4 Simple Steps to Effective Damage Control for Your Flat Roof

If you have a flat roof, you want it to last as long as possible. Because these roofs require slightly different maintenance than their sloped counterparts, you may not know where to start. Here are four simple steps to implementing effective damage control on your flat roof so you can prevent leaks and other costly repairs.

1. Inspect

Set aside one day at least twice a year to inspect your roof for any potential problems. You can do this fairly easily yourself or hire a professional roofer. The best time of year to have this done is during the summer and winter, right after the harshest weather has hit, so you can assess any issues from heavy rains and winter ice storms. 

What do you look for during an inspection? Observe for splitting (tears in the roof), blistering (air or water trapped between the layers), cracks, limbs and other foreign debris, and areas of ponding.

2. Remove

Removing debris and trash is important for a number of reasons. If you have a rubber roof, sticks, leaves, and other objects can blow around, scratching and tearing the surface of the membrane. They can also get trapped in the gutters, preventing proper drainage. And anything that prevents a flat roof from adequate drainage can ultimately lead to leaking.

It's generally recommended to hire a professional for debris removal, but if you feel like tackling it as a DIY project, there are a couple of ways to do it. One is with the use of a leaf blower. Just be sure that no one is on the ground when you do this. If you want a method that's not as messy or doesn't have as much potential for injury, you can sweep up the debris, bag it, and toss the bags to the ground below.

3. Repair

Tears

Repairing tears in a rubber roof is a job that should be handled by a skilled professional. But if you're comfortable with EPDM cleaners, primers, and applying rubber patch kits without getting any bubbles under the surface, then you can give it a whirl.

Blistering

Blisters can come and go and don't always need to be repaired unless they're in an area that receives a lot of foot traffic or near a seam. If this is the case, you simply cut the blister down until you reach a flat layer. Next, apply a membrane patch that extends at least six inches beyond the edge of the blister itself. This should provide ample protection from leaks.

Ponding

At times it can be difficult to determine if ponding is occurring on your roof. If you walk up there right after a heavy rain, it's normal to see a few areas where water is collecting. But if 48 hours have passed and you still come across standing water, then you know you have an issue to address.

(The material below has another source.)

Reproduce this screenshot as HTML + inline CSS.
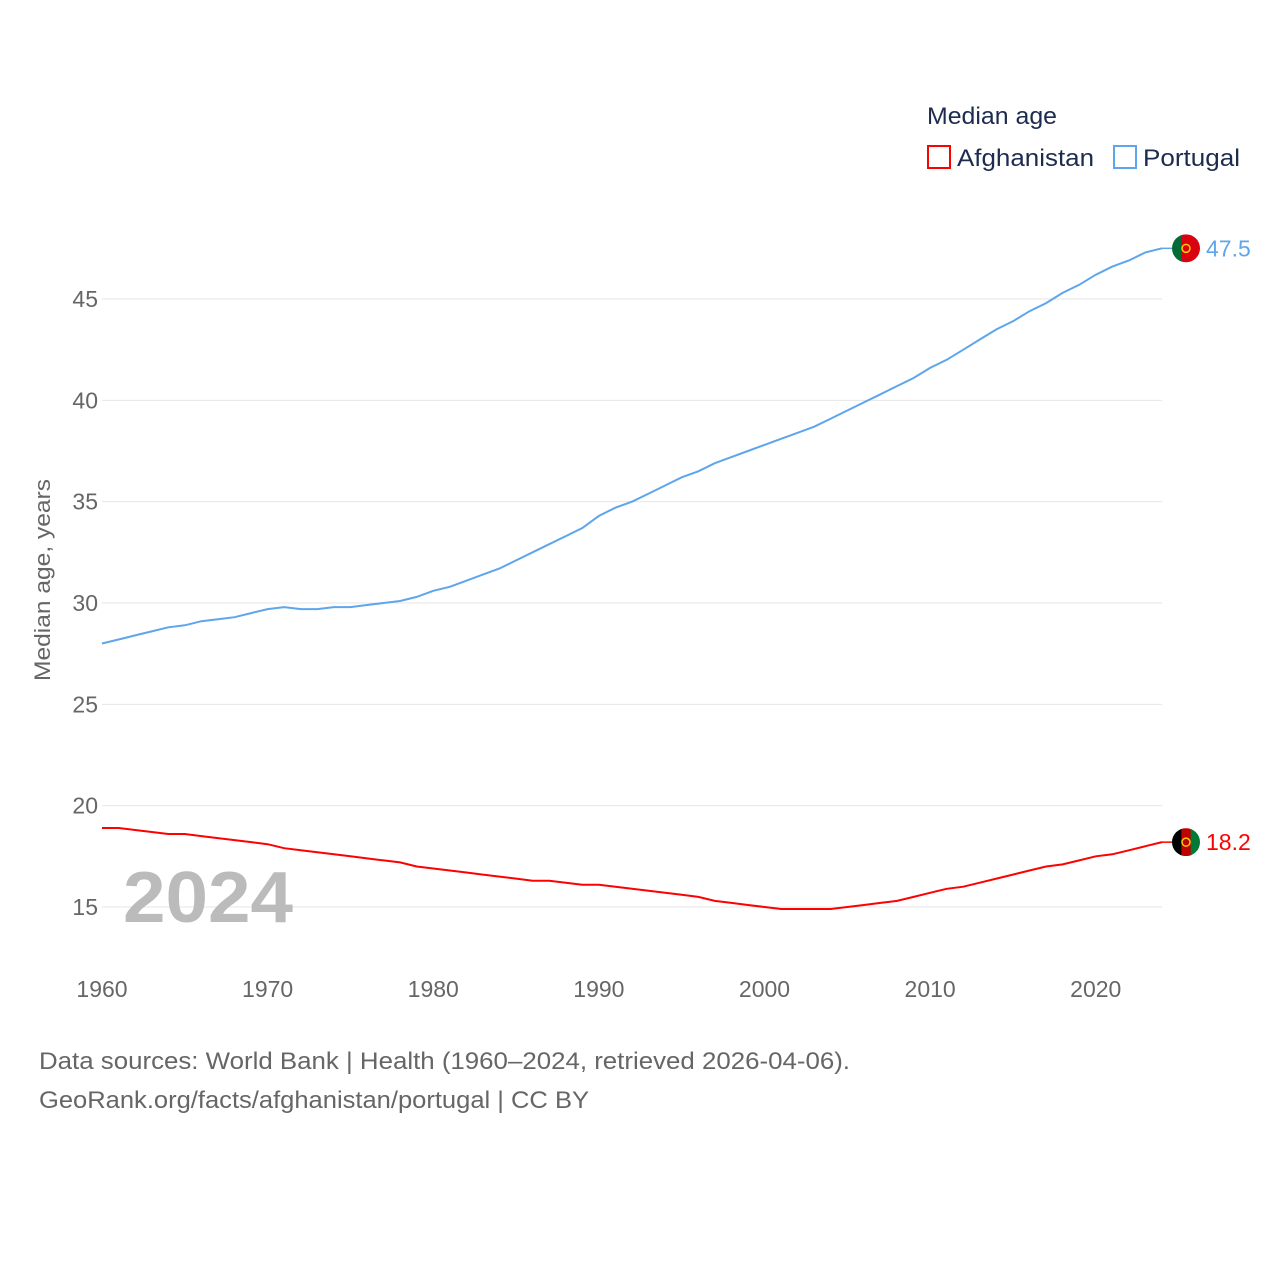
<!DOCTYPE html>
<html><head><meta charset="utf-8"><style>
body{margin:0;background:#fff;font-family:"Liberation Sans",sans-serif}
svg{display:block}
</style></head><body>
<svg id="chart" width="1280" height="1280">
<text x="927" y="124" font-size="24" fill="#1d2b4f" textLength="130" lengthAdjust="spacingAndGlyphs">Median age</text>
<rect x="928" y="146" width="22" height="22" fill="none" stroke="#f00" stroke-width="2"/>
<text x="957" y="166" font-size="24" fill="#1d2b4f" textLength="137" lengthAdjust="spacingAndGlyphs">Afghanistan</text>
<rect x="1114" y="146" width="22" height="22" fill="none" stroke="#5ea5ec" stroke-width="2"/>
<text x="1143" y="166" font-size="24" fill="#1d2b4f" textLength="97" lengthAdjust="spacingAndGlyphs">Portugal</text>
<g id="grid"></g><g id="xt"></g>
<text x="123" y="922" font-size="72" font-weight="bold" fill="#bbb" textLength="170" lengthAdjust="spacingAndGlyphs">2024</text>
<text transform="translate(50,580) rotate(-90)" font-size="22" fill="#666" text-anchor="middle" textLength="202" lengthAdjust="spacingAndGlyphs">Median age, years</text>
<g id="series"></g>
<text x="39" y="1069" font-size="24" fill="#666" textLength="811" lengthAdjust="spacingAndGlyphs">Data sources: World Bank | Health (1960–2024, retrieved 2026-04-06).</text>
<text x="39" y="1108" font-size="24" fill="#666" textLength="550" lengthAdjust="spacingAndGlyphs">GeoRank.org/facts/afghanistan/portugal | CC BY</text>
</svg>
<script>
const years=[];for(let y=1960;y<=2024;y++)years.push(y);
const portugal=[28.0,28.2,28.4,28.6,28.8,28.9,29.1,29.2,29.3,29.5,29.7,29.8,29.7,29.7,29.8,29.8,29.9,30.0,30.1,30.3,30.6,30.8,31.1,31.4,31.7,32.1,32.5,32.9,33.3,33.7,34.3,34.7,35.0,35.4,35.8,36.2,36.5,36.9,37.2,37.5,37.8,38.1,38.4,38.7,39.1,39.5,39.9,40.3,40.7,41.1,41.6,42.0,42.5,43.0,43.5,43.9,44.4,44.8,45.3,45.7,46.2,46.6,46.9,47.3,47.5];
const afghanistan=[18.9,18.9,18.8,18.7,18.6,18.6,18.5,18.4,18.3,18.2,18.1,17.9,17.8,17.7,17.6,17.5,17.4,17.3,17.2,17.0,16.9,16.8,16.7,16.6,16.5,16.4,16.3,16.3,16.2,16.1,16.1,16.0,15.9,15.8,15.7,15.6,15.5,15.3,15.2,15.1,15.0,14.9,14.9,14.9,14.9,15.0,15.1,15.2,15.3,15.5,15.7,15.9,16.0,16.2,16.4,16.6,16.8,17.0,17.1,17.3,17.5,17.6,17.8,18.0,18.2];
const yTicks=[15,20,25,30,35,40,45];
const xTicks=[1960,1970,1980,1990,2000,2010,2020];
const NS="http://www.w3.org/2000/svg";
const X=y=>102+(y-1960)*(1162-102)/64;
const Y=v=>907-(v-15)*(907-299)/30;
function mk(t,a,p){const e=document.createElementNS(NS,t);for(const k in a)e.setAttribute(k,a[k]);p.appendChild(e);return e;}
const g=document.getElementById('grid');
yTicks.forEach(v=>{
 const l=mk('line',{x1:102,x2:1162,y1:Y(v),y2:Y(v),stroke:'#e6e6e6','stroke-width':1},g);
 
 
 const t=mk('text',{x:98,y:Y(v)+8,'font-size':23,fill:'#666','text-anchor':'end'},g);t.textContent=v;
 
 
});
const xt=document.getElementById('xt');
xTicks.forEach(v=>{
 const t=mk('text',{x:X(v),y:997,'font-size':23,fill:'#666','text-anchor':'middle'},xt);t.textContent=v;
 
 
});
const s=document.getElementById('series');
function line(data,col,name){
 const d=data.map((v,i)=>(i?'L':'M')+X(years[i]).toFixed(1)+','+Y(v).toFixed(1)).join('');
 const p=mk('path',{d:d,fill:'none',stroke:col,'stroke-width':2},s);
 
 
 const last=data[data.length-1],cy=Y(last);
 mk('line',{x1:1162,x2:1174,y1:cy,y2:cy,stroke:col,'stroke-width':1.5},s);
 const t=mk('text',{x:1206,y:cy+8,'font-size':23,fill:col},s);t.textContent=last.toFixed(1);
 
 
 return cy;
}
function flag(cy,cols,name){
 const gg=mk('g',{},s);
 
 
 mk('clipPath',{id:'c'+name},gg);
 mk('circle',{cx:1186,cy:cy,r:14},document.getElementById('c'+name));
 const w=28/cols.length;
 cols.forEach((c,i)=>mk('rect',{x:1172+i*w,y:cy-14,width:w+0.5,height:28,fill:c,'clip-path':'url(#c'+name+')'},gg));
 mk('circle',{cx:1186,cy:cy,r:4,fill:'none',stroke:'#fc0','stroke-width':1.5},gg);
}
const cp=line(portugal,'#5ea5ec','portugal');
flag(cp,['#046a38','#da020e','#da020e'],'portugal');
const ca=line(afghanistan,'#f00','afghanistan');
flag(ca,['#000','#be0000','#007a36'],'afghanistan');
</script>
</body></html>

If ponding is occurring on your tar-and-gravel roof, remove the loose gravel and debris from the sunken area, and then pour in a leveling compound until the surface is flat, using a wooden trowel to help with the leveling process. Similar results can be achieved with rubber roofing, using a type of plaster that reduces the depth of the space.

Cracks

Cracks or "alligatoring" are a normal occurrence from UV rays as well as changes in temperature. These cracks basically look like hairline cracks, similar to the surface of an alligator's skin. Before repairing any cracks, clean the roof, and then apply a protective coating. Again, a qualified roofer is typically best for this type of job.

4. Clean

You already know that a good reason for cleaning your roof is to prevent damage. But did you know that dirty roofs tend to have a higher temperature along the surface? This is definitely something you want to avoid at all costs because it can increase your utility bills, especially in the summer time. Hiring a professional to clean your roof is always advised, but there are a few DIY methods as well.

The first is with a pressure washer, which is perfect for rubber roofs and so you don't have to worry about chemicals damaging the plants on the ground below. If damage to plants isn't a concern, another method involves using a dilute chlorine wash and good, old-fashioned scrubbing, followed by a rinse with the garden hose. And lastly, you can invest in a roof cleaner with a sodium-hydroxide base. This method is a little riskier, though, because if it doesn't get thoroughly rinsed, it can actually damage your roof.

Always consult with a professional before beginning any roofing-maintenance or roof-repair project.